▸ Exercise aim:
Using the data that follows, return exactly the lines from the one that contains "Reproduce this chart with matplotlib." through the one that contains "ax = fig.add_axes([118", ends included.

>> Start Input

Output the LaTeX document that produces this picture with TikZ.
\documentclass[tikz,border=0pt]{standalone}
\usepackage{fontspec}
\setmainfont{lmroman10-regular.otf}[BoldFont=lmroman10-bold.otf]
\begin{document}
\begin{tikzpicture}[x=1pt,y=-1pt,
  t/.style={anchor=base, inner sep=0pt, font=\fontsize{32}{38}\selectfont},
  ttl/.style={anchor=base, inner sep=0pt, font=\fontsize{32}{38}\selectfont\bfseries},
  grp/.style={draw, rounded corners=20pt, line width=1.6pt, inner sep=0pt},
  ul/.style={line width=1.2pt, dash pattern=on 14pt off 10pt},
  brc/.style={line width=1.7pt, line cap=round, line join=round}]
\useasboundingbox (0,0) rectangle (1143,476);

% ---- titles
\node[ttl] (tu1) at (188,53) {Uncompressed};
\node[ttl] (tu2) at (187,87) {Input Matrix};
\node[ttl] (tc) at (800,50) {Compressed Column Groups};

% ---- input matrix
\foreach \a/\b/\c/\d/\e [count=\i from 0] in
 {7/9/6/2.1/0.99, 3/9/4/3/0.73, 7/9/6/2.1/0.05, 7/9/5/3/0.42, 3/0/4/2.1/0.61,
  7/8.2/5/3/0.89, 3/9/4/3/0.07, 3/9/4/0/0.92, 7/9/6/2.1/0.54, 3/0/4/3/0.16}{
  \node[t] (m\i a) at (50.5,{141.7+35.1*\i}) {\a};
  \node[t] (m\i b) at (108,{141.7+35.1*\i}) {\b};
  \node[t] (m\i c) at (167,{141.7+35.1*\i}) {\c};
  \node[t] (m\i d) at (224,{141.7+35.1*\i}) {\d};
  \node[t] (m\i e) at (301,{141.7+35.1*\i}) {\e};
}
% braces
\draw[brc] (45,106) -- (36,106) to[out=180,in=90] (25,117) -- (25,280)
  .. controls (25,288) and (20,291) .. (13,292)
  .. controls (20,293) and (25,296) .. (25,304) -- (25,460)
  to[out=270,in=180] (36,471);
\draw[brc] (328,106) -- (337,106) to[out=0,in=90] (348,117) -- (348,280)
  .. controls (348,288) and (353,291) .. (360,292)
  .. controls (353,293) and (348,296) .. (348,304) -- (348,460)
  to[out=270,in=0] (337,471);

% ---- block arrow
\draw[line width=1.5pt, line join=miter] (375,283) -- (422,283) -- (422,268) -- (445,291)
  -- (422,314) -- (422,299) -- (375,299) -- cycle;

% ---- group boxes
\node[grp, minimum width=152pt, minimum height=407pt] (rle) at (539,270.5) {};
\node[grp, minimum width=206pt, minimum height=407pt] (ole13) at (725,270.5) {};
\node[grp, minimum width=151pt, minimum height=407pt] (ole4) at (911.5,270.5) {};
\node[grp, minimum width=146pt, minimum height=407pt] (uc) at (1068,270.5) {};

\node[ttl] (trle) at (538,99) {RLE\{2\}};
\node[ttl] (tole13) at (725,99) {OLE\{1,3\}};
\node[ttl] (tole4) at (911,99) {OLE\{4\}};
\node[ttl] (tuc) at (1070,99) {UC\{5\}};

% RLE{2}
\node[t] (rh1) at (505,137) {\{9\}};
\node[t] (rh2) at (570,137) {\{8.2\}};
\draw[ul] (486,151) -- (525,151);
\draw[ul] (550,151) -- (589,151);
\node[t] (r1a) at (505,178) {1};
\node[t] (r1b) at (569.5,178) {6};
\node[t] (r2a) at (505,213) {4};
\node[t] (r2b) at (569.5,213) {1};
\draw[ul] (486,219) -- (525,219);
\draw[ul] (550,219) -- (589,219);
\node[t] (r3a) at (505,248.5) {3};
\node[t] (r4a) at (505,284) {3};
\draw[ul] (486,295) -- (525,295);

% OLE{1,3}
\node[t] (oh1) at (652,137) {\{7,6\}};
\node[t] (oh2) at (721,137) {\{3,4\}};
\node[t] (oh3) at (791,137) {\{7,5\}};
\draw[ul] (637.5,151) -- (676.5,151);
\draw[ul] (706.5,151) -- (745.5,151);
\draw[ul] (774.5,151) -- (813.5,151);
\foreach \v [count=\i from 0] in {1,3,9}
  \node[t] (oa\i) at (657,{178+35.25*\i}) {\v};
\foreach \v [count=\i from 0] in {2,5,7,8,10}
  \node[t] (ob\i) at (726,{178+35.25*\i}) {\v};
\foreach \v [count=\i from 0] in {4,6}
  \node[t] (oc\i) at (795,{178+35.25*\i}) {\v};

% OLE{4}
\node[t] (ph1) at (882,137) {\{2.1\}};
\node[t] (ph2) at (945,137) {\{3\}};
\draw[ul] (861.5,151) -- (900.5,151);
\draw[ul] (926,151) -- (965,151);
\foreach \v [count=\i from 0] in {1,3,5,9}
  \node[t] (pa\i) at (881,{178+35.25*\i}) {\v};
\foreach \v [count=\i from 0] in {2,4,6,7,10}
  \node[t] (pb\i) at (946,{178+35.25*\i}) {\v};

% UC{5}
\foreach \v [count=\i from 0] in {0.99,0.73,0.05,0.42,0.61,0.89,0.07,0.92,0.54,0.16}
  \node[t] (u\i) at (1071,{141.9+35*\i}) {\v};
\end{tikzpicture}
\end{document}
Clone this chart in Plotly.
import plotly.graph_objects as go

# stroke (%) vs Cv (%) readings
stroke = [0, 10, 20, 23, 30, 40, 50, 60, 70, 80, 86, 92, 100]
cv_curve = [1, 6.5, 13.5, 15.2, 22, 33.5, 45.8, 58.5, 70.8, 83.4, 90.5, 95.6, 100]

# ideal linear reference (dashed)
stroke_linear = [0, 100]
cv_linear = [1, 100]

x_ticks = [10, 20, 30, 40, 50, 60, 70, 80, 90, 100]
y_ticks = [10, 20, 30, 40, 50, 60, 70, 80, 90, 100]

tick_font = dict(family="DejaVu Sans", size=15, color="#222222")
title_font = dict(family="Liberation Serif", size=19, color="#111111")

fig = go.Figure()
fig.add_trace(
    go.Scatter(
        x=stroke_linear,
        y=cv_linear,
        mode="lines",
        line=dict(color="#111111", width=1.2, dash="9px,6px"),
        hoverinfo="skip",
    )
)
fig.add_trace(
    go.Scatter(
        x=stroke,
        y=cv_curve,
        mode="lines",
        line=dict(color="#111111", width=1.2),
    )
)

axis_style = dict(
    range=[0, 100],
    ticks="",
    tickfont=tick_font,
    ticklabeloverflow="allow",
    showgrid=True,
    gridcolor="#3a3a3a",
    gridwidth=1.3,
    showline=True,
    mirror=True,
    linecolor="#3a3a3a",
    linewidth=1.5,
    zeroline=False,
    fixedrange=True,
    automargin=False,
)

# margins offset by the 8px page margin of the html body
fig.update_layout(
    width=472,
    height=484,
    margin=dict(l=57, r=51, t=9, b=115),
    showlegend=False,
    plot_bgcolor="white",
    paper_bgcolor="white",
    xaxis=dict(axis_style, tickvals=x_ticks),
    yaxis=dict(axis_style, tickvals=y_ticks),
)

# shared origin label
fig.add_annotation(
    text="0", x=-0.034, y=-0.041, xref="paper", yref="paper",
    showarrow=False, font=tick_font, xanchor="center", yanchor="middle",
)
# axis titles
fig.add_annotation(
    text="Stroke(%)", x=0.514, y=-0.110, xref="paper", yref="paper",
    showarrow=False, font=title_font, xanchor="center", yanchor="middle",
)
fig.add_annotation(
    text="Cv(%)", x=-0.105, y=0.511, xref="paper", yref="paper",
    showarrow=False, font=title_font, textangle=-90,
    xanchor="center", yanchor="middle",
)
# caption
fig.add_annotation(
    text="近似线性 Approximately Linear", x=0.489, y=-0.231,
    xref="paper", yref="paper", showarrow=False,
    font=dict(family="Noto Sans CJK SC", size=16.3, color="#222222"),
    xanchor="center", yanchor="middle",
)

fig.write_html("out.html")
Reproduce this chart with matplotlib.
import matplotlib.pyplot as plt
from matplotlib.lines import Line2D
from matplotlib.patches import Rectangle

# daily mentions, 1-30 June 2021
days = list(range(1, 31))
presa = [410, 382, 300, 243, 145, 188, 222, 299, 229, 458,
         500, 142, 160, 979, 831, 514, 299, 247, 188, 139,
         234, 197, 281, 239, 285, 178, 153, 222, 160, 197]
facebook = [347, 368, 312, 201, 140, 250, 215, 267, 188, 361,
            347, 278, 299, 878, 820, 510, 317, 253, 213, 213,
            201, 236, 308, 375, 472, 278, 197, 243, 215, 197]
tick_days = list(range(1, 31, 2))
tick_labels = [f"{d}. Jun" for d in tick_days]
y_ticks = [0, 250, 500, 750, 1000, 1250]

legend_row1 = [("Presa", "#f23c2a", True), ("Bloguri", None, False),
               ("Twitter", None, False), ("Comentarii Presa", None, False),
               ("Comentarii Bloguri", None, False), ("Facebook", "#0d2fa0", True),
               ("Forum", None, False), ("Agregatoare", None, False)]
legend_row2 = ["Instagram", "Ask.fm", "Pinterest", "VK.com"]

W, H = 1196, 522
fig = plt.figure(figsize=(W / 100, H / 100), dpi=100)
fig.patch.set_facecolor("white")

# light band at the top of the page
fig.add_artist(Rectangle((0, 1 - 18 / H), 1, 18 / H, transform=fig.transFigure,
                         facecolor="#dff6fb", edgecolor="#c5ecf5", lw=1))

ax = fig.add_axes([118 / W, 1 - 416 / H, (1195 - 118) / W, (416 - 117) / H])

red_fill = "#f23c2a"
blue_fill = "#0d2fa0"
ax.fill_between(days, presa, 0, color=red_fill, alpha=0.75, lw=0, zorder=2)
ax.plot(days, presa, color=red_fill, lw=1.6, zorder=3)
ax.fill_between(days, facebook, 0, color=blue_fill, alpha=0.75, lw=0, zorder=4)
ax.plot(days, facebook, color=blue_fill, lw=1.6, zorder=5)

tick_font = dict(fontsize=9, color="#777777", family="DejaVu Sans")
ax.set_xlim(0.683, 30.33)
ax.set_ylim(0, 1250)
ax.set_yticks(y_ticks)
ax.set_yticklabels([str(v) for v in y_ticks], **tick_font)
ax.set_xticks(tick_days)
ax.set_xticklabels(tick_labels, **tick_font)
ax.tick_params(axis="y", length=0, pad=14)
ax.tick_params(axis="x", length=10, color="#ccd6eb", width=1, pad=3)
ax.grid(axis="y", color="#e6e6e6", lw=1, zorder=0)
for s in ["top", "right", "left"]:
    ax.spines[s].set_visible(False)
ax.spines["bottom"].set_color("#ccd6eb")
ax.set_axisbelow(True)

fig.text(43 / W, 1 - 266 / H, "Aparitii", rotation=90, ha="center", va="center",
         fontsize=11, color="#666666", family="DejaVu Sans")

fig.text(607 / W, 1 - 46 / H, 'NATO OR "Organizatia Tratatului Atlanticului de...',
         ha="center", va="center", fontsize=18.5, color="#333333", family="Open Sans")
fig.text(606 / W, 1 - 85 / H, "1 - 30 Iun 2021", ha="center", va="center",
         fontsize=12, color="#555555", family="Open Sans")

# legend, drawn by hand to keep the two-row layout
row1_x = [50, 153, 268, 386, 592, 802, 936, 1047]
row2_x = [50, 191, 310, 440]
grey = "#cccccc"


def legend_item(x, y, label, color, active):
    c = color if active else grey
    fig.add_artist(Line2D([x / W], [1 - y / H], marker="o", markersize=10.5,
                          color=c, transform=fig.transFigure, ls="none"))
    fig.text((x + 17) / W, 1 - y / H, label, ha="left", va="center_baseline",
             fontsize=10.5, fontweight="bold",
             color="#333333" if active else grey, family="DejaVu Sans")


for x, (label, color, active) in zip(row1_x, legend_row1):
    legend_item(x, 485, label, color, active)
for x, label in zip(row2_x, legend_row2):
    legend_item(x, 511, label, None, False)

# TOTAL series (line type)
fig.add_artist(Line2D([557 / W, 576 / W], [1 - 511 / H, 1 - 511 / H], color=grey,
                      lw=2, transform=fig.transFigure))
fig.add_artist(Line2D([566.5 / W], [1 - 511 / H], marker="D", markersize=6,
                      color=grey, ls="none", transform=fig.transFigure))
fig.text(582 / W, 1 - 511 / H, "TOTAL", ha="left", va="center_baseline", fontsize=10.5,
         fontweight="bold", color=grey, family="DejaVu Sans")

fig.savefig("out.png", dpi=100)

>> End Input

▸ Written answer:
Reproduce this chart with matplotlib.
import matplotlib.pyplot as plt
from matplotlib.lines import Line2D
from matplotlib.patches import Rectangle

# daily mentions, 1-30 June 2021
days = list(range(1, 31))
presa = [410, 382, 300, 243, 145, 188, 222, 299, 229, 458,
         500, 142, 160, 979, 831, 514, 299, 247, 188, 139,
         234, 197, 281, 239, 285, 178, 153, 222, 160, 197]
facebook = [347, 368, 312, 201, 140, 250, 215, 267, 188, 361,
            347, 278, 299, 878, 820, 510, 317, 253, 213, 213,
            201, 236, 308, 375, 472, 278, 197, 243, 215, 197]
tick_days = list(range(1, 31, 2))
tick_labels = [f"{d}. Jun" for d in tick_days]
y_ticks = [0, 250, 500, 750, 1000, 1250]

legend_row1 = [("Presa", "#f23c2a", True), ("Bloguri", None, False),
               ("Twitter", None, False), ("Comentarii Presa", None, False),
               ("Comentarii Bloguri", None, False), ("Facebook", "#0d2fa0", True),
               ("Forum", None, False), ("Agregatoare", None, False)]
legend_row2 = ["Instagram", "Ask.fm", "Pinterest", "VK.com"]

W, H = 1196, 522
fig = plt.figure(figsize=(W / 100, H / 100), dpi=100)
fig.patch.set_facecolor("white")

# light band at the top of the page
fig.add_artist(Rectangle((0, 1 - 18 / H), 1, 18 / H, transform=fig.transFigure,
                         facecolor="#dff6fb", edgecolor="#c5ecf5", lw=1))

ax = fig.add_axes([118 / W, 1 - 416 / H, (1195 - 118) / W, (416 - 117) / H])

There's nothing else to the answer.